How Bernie Sanders and Occupy Wall Street Cracked Open America’s Political Imagination
- Written by Benjamin Dangl
- Published: 28 April 2016
A shift is happening outside the spotlight of the corporate media and our rigged political system. Socialism was the most looked-up word in the Webster dictionary last year. A recent poll conducted by Harvard says a majority of millennials do not support capitalism – and 48% believe healthcare is a right. Bernie Sanders and his supporters are taking on establishment politics and widening political imagination. The impact of movements like Occupy Wall Street continues to ripple across America, transforming movement strategies and entrenched beliefs. The battle around the US ballot box could be narrowing, but the longer war of hearts and minds is still wide open.
In many ways, the influence of Occupy Wall Street is all around us. “Occupy has entered our DNA. It is in our forms of relating, organizing and being,” activist and author Marina Sitrin wrote in 2014 on how the DNA of occupy has traveled, changed, and multiplied in many social movements. “No longer seen with the occupation of parks, plazas and squares, Occupy has relocated, it is in us, it is in our ways of being, relating and coming together. People are changed—feel more dignity and organize for a different world because of it,” Sitrin explained. “We have created a new generation of organizers/activists who are not part of a movement to win one thing and then declare victory, but a movement that is about changing everything. And little by little this is happening.”

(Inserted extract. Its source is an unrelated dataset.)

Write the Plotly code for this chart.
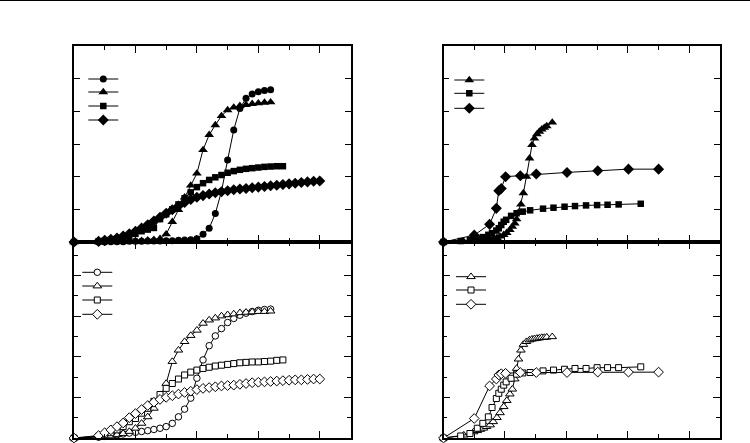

One result of Occupy has clearly been the candidacy and popularity of Bernie Sanders. And thanks largely to Sanders’ efforts, terms like socialism, capitalism, the 1%, and oligarchy have been further popularized and widely understood. Millions of people have been empowered to hear from a leading candidate that access to education, healthcare, and dignity in the workplace are rights, not privileges. Sanders’ incredible history lesson on war criminal Henry Kissinger in a debate with Hillary Clinton in February is just one example of how much he is expanding American political consciousness. Even if Sanders loses this primary race, the popular education he’s providing against the grain of the corporate media and our imperial amnesia is planting seeds for social change that reach beyond the US electoral circus.